"Convolution with a kernel K" describes a system whose impulse response is K. In discrete time, suppose you have K=[1,2] and convolve [0,1,2,0] with it- you wind up with [0,1,3,2,0], if I'm awake enough for arithmetic.
Correlation with a kernel K is convolution with K time-reversed (i.e. [2,1])- you'd get [0,2,5,2,0] (again if I'm awake). Note that 5- right there, the input signal "lines up just right" with the kernel- 2x2 + 1x1. That's why it's called correlation- its output is big when the input looks like the kernel.
It's a binary operator on functions that yields a third function. It has a lot of useful properties and equivalences, like that it can be described as the product of two Fourier transforms (although that's very roundabout).
You're actually introduced to convolution in middle school when you're taught how to multiply monomials to build a polynomial (at my middle school they called it "FOIL").
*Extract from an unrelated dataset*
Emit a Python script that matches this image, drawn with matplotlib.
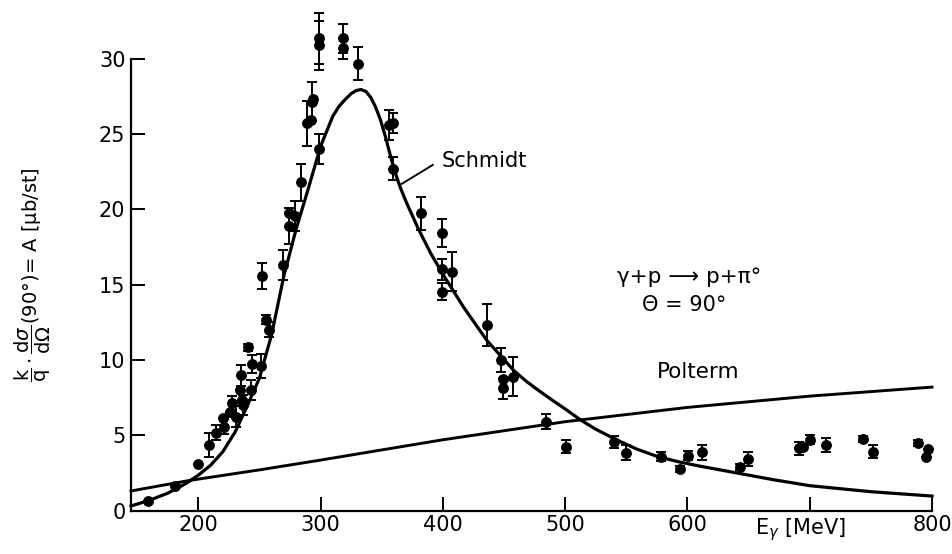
import matplotlib
matplotlib.use("Agg")
import matplotlib.pyplot as plt

plt.rcParams['font.family'] = ['DejaVu Sans']
plt.rcParams['mathtext.fontset'] = 'dejavusans'

# Measured pi0 photoproduction cross sections at 90 degrees
energy = [159, 181, 200, 209, 214.5, 220, 221.3, 225.9, 227.3, 230.8, 234.1, 235,
          235.5, 236.8, 240.4, 243.7, 243.1, 251.3, 255.4, 257.5, 252.4, 269.5,
          274.2, 274.4, 279.1, 284, 288.6, 291.9, 292.7, 293.5, 298.9, 299, 298.5,
          318.6, 318.6, 330.5, 356.2, 359, 359.4, 382.1, 399.5, 399.5, 399.5,
          407.4, 435.8, 447.3, 449.4, 449.4, 457.6, 484.3, 500.4, 540.2, 549.5,
          578.3, 593.9, 600.7, 611.6, 643, 649.7, 691.4, 694.7, 700.2, 713.3,
          743.8, 751.4, 788.7, 796.9, 795]
value = [0.65, 1.63, 3.08, 4.35, 5.17, 6.12, 5.58, 6.57, 7.12, 6.23, 8.0, 9.0,
         7.33, 7.01, 10.84, 9.76, 8.0, 9.6, 12.66, 12.0, 15.58, 16.31,
         18.9, 19.77, 19.55, 21.8, 25.74, 25.95, 27.16, 27.36, 24.0, 31.37, 30.9,
         31.37, 30.7, 29.7, 25.61, 25.74, 22.71, 19.74, 18.46, 16.03, 14.54,
         15.87, 12.33, 10.0, 8.71, 8.12, 8.9, 5.9, 4.24, 4.57, 3.85,
         3.58, 2.76, 3.64, 3.87, 2.87, 3.42, 4.13, 4.24, 4.69, 4.35,
         4.72, 3.91, 4.46, 4.07, 3.58]
error = [0, 0, 0, 0.82, 0.5, 0, 0.5, 0, 0.5, 0.7, 0, 0.7,
         0, 0.65, 0.25, 0.6, 0.65, 0.8, 0.3, 0.5, 0.85, 1.0,
         1.2, 0, 1.0, 1.25, 1.5, 0, 1.3, 0, 1.0, 1.7, 1.6,
         0.95, 0.7, 1.1, 1.0, 0.65, 0.77, 1.07, 0.93, 0.7, 0.55,
         1.3, 1.4, 0.77, 0, 0.7, 1.3, 0.5, 0.45, 0.4, 0.5,
         0.3, 0.2, 0.3, 0.5, 0.2, 0.45, 0.45, 0, 0.3, 0.45,
         0.2, 0.45, 0.2, 0, 0]

# Theoretical curves
schmidt_e = [145, 160, 175, 190, 200, 210, 220, 230, 240, 250, 260, 270, 280,
             290, 300, 310, 315, 320, 325, 329, 333, 337, 341, 345, 349, 353,
             357, 361, 365, 370, 375, 380, 390, 400, 417, 436, 458, 468, 477,
             490, 500, 512, 525, 542, 558, 575, 592, 610, 640, 670, 700, 750,
             800]
schmidt_a = [0.30, 0.68, 1.15, 1.8, 2.35, 3.0, 3.9, 5.2, 6.95, 8.8, 11.7, 15.6,
             18.7, 21.4, 24.2, 26.2, 26.85, 27.3, 27.7, 27.9, 27.97, 27.85,
             27.45, 26.8, 25.95, 24.85, 23.6, 22.45, 21.5, 20.5, 19.6, 18.7,
             17.1, 15.7, 13.5, 11.3, 9.3, 8.6, 8.05, 7.3, 6.75, 6.05, 5.4, 4.7,
             4.1, 3.6, 3.25, 2.95, 2.5, 2.05, 1.65, 1.25, 0.96]
polterm_e = [145, 193, 250, 300, 400, 500, 600, 700, 800]
polterm_a = [1.3, 2.0, 2.7, 3.35, 4.7, 5.9, 6.85, 7.6, 8.2]

x_ticks = [200, 300, 400, 500, 600, 700, 800]
x_tick_labels = ['200', '300', '400', '500', '600', '', '800']
y_ticks = [0, 5, 10, 15, 20, 25, 30]

fig = plt.figure(figsize=(9.53, 5.54), dpi=100)
ax = fig.add_axes([0.1375, 0.0785, 0.8405, 0.9101])

ax.plot(schmidt_e, schmidt_a, color='black', lw=2.3, solid_joinstyle='round',
        clip_on=False)
ax.plot(polterm_e, polterm_a, color='black', lw=2.1, solid_joinstyle='round',
        clip_on=False)
ax.errorbar(energy, value, yerr=error, fmt='o', color='black', ms=6.8,
            capsize=3.3, elinewidth=1.4, capthick=1.4, clip_on=False, zorder=3)

ax.set_xlim(145, 800)
ax.set_ylim(0, 33.5)
ax.spines['top'].set_visible(False)
ax.spines['right'].set_visible(False)
ax.spines['left'].set_bounds(0, 30)
ax.spines['left'].set_linewidth(1.6)
ax.spines['bottom'].set_linewidth(1.6)

ax.set_xticks(x_ticks)
ax.set_xticklabels(x_tick_labels)
ax.set_yticks(y_ticks)
ax.tick_params(direction='in', length=10, width=1.4, labelsize=15, pad=4)
ax.tick_params(axis='x', pad=3)

ax.text(399, 23.2, 'Schmidt', fontsize=15, ha='left', va='center')
ax.plot([391.7, 366.3], [22.96, 21.7], color='black', lw=1.4)
ax.text(575, 9.2, 'Polterm', fontsize=15.5, ha='left', va='center')
ax.text(601.6, 15.5, 'γ+p ⟶ p+π°', fontsize=15.5, ha='center', va='center')
ax.text(597.6, 13.65, 'Θ = 90°', fontsize=15, ha='center', va='center')
ax.text(692.6, -1.3, r'E$_{\gamma}$ [MeV]', fontsize=15, ha='center',
        va='center', clip_on=False)

fig.text(0.035, 0.5036,
         r'$\dfrac{\mathrm{k}}{\mathrm{q}}\cdot\dfrac{\mathrm{d}\sigma}'
         r'{\mathrm{d}\Omega}$(90°)= A [$\mathrm{\mu}$b/st]',
         rotation=90, fontsize=14, ha='center', va='center')

fig.savefig('out.png', dpi=100)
That doesn't help one understand what it is at all. Convolution in DL is simply a set of dot products of a patch from the input with a bunch of filters. Each resulting dot product is simply a measure of similarity between a patch and a filter. That's all there is to it.
The idea behind convolution in deep learning is that, if a particular pattern of pixels is meaningful, then it is probably also meaningful if you shift the whole thing in some direction. So you can force some layers of the network to be the same under translation, and it'll be faster to pick up some sorts of patterns.
It's faster because its reduces the dimensionality of the inputs down to something manageable (hundreds or low thousands). You can replace convolutions with most other types of dimensionality reduction (including other types of layers) and outside of image tasks you'll get very similar or even better performance.
(Even before that it has been used in signal processing.)